I’d like you to meet Aimee Finicky. She’s the girl you didn’t notice in high school. She doesn’t wear makeup, but she also doesn’t wear glasses like you maybe expected. She’s nice, smart, responsible, has never had a boyfriend and enjoys reading manga comics. Aimee is kind of adorable in her own way, but then she’s also fairly soft-spoken, timid, without any quirks or real passionate interests. She’s like the anti manic pixie dream girl, which is its own special blessing.
So who is Aimee? What’s her thing? “I’d like to think there’s more to a person than just one thing,” she says, which is a more mature, adult thought than any high school kid will give her credit for.
James Ponsdolt’s third film “The Spectacular Now” is filled with such universal wisdom. It channels John Hughes era dramas but embeds its coming of age tale with challenging, thoughtful and moving subtext that makes it anything but a “teen movie.” It’s a light, good-hearted, beautiful and romantic film that feels spectacular both now and forever.
Part of the brilliance of Ponsoldt’s screenplay is that, despite my being enamored with Aimee (Shailene Woodley), she’s not the film’s upfront star. Hollywood movies love to identify with the loser and have them reach up. “The Spectacular Now” digs into the rough patches with its anchor on Sutter Keely (Miles Teller), the popular, fairly likeable douchebag.
Always the charmer, he sets up his best friend with some “potentials” and is then accused of cheating on his current girlfriend Cassidy (Brie Larson), with whom he is an item and the life of every party. Depressed at their separation, he drunkenly crashes his car and passes out on Aimee’s driveway. When she wakes him, he agrees to help her with some chores and have lunch with her at school. It slowly builds into a touching relationship that will span their senior year, taking them through the highs and lows of sex, prom, drinking, heartbreak, college applications and parent issues.

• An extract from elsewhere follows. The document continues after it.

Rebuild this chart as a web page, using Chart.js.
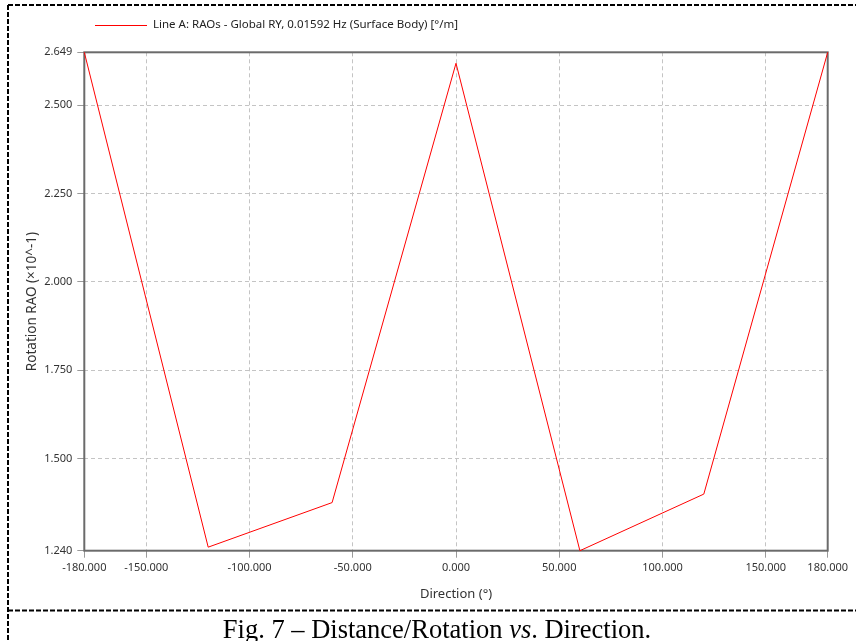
<!DOCTYPE html>
<html><head><meta charset="utf-8">
<script src="https://cdn.jsdelivr.net/npm/chart.js@4/dist/chart.umd.min.js"></script>
<style>
html,body{margin:0;padding:0;background:#fff;width:856px;height:641px;overflow:hidden}
#c{position:absolute;left:0;top:0}
#cap{position:absolute;left:0;top:616px;width:874px;text-align:center;font-family:"Liberation Serif","Times New Roman",serif;font-size:26.5px;line-height:26.5px;color:#000;white-space:nowrap}
</style></head><body>
<canvas id="c" width="856" height="641"></canvas>
<div id="cap">Fig. 7 – Distance/Rotation <i>vs</i>. Direction.</div>
<script>
const directions = [-180, -120, -60, 0, 60, 120, 180];
const rotationRAO = [2.649, 1.250, 1.376, 2.618, 1.240, 1.400, 2.649];
const xTicks = [-180, -150, -100, -50, 0, 50, 100, 150, 180];
const yTicks = [1.240, 1.500, 1.750, 2.000, 2.250, 2.500, 2.649];
const seriesLabel = 'Line A: RAOs - Global RY, 0.01592 Hz (Surface Body) [°/m]';
const xTitle = 'Direction (°)';
const yTitle = 'Rotation RAO (×10^-1)';

const FONT = '"Noto Sans", "Open Sans", sans-serif';
const LINE_COLOR = '#ff0000';

const framePlugin = {
  id: 'frame',
  beforeDatasetsDraw(chart) {
    const {ctx, chartArea: a} = chart;
    ctx.save();
    ctx.strokeStyle = '#6b6b6b';
    ctx.lineWidth = 2;
    ctx.strokeRect(a.left, a.top, a.right - a.left, a.bottom - a.top);
    ctx.restore();
  },
  afterDraw(chart) {
    const ctx = chart.ctx;
    ctx.save();
    ctx.strokeStyle = '#000';
    ctx.lineWidth = 2;
    ctx.setLineDash([5, 2]);
    ctx.beginPath();
    ctx.moveTo(8, 5); ctx.lineTo(856, 5);
    ctx.moveTo(8, 5); ctx.lineTo(8, 641);
    ctx.moveTo(8, 610.5); ctx.lineTo(856, 610.5);
    ctx.stroke();
    ctx.restore();
    ctx.save();
    ctx.setLineDash([]);
    ctx.strokeStyle = LINE_COLOR;
    ctx.lineWidth = 1;
    ctx.beginPath();
    ctx.moveTo(95, 25.5); ctx.lineTo(147, 25.5);
    ctx.stroke();
    ctx.fillStyle = '#222';
    ctx.font = '11.5px ' + FONT;
    ctx.textBaseline = 'middle';
    ctx.textAlign = 'left';
    ctx.fillText(chart.data.datasets[0].label, 153, 25);
    ctx.restore();
  }
};

new Chart(document.getElementById('c'), {
  type: 'line',
  data: {
    datasets: [{
      label: seriesLabel,
      data: directions.map((d, i) => ({x: d, y: rotationRAO[i]})),
      borderColor: LINE_COLOR,
      borderWidth: 1,
      pointRadius: 0,
      tension: 0,
      fill: false,
      clip: 4
    }]
  },
  options: {
    responsive: false,
    animation: false,
    devicePixelRatio: 1,
    layout: {padding: {left: 0, top: 52.3, right: 28.3, bottom: 0}},
    plugins: {legend: {display: false}, title: {display: false}, tooltip: {enabled: false}},
    scales: {
      x: {
        type: 'linear',
        min: -180, max: 180,
        afterBuildTicks(s) { s.ticks = xTicks.map(v => ({value: v})); },
        afterFit(s) { s.height = 90.3; },
        ticks: {
          autoSkip: false, maxRotation: 0, padding: 4,
          color: '#333', font: {family: FONT, size: 11},
          callback: v => Number(v).toFixed(3)
        },
        grid: {color: '#c4c4c4', lineWidth: 1, tickLength: 7, tickColor: '#9a9a9a', tickBorderDash: []},
        border: {display: false, dash: [4, 3]},
        title: {display: true, text: xTitle, color: '#333', font: {family: FONT, size: 13}, padding: {top: 0, bottom: 38.5}}
      },
      y: {
        type: 'linear',
        min: 1.240, max: 2.649,
        afterBuildTicks(s) { s.ticks = yTicks.map(v => ({value: v})); },
        afterFit(s) { s.width = 84.3; },
        ticks: {
          autoSkip: false, padding: 5,
          color: '#333', font: {family: FONT, size: 11},
          callback: v => Number(v).toFixed(3)
        },
        grid: {color: '#c4c4c4', lineWidth: 1, tickLength: 7, tickColor: '#9a9a9a', tickBorderDash: []},
        border: {display: false, dash: [4, 3]},
        title: {display: true, text: yTitle, color: '#333', font: {family: FONT, size: 13.5}, padding: {top: 24.5, bottom: 0}}
      }
    }
  },
  plugins: [framePlugin]
});
</script>
</body></html>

But that’s just the plot. “The Spectacular Now” feels lived in. It has a rich subtext that colors these characters’ lives and makes them whole. Sutter seems to channel John Cusack in “Say Anything” with his confident swagger and relatable sense of humor, despite not being the jock or the definition of cool. At one point he’s challenged by Cassidy’s new football QB boyfriend, who seems dull and nervous in comparison, but then these high school dynamics are never as certain as they seem in the movies.
There’s a lovely scene where Sutter and Aimee are walking through the woods and they share their first kiss. The camera follows them backwards in a long unbroken take, and Woodley and Teller work their magic. She’s drawn to his charisma, and he’s drawn to the fact that he can probably help.
The nuance however is that Sutter is a real corrupting factor in Aimee’s life. He gets her a personalized flask for their anniversary, and he instills in her a rebellious spirit against her struggling mom. He provides Aimee with the most fulfilling moment in her life, but as Cassidy mentions to Sutter, they need more than a moment; they need a future.
The line that defines his life at this moment is “going in neutral, but acting in overdrive.” High school may be the peak in many a person’s life, as some see it as the most enriching, liberating time they’ve ever known. But have any started to really see the person they’ll become? Have any learned even a shred of what they’ll learn about life in college?
Maybe that’s why you see more teen movies than college movies. Of course people come of age during their college years, but high school has always been more volatile.
Ponsoldt taps into that spirit with adult themes of fathers, sons, romance, love and booze. His hands-off style is very friendly to his actors, and as characters they are given room to grow and to discover. Ponsoldt nurtures “The Spectacular Now” until it feels well-rounded, real, intelligent and universal.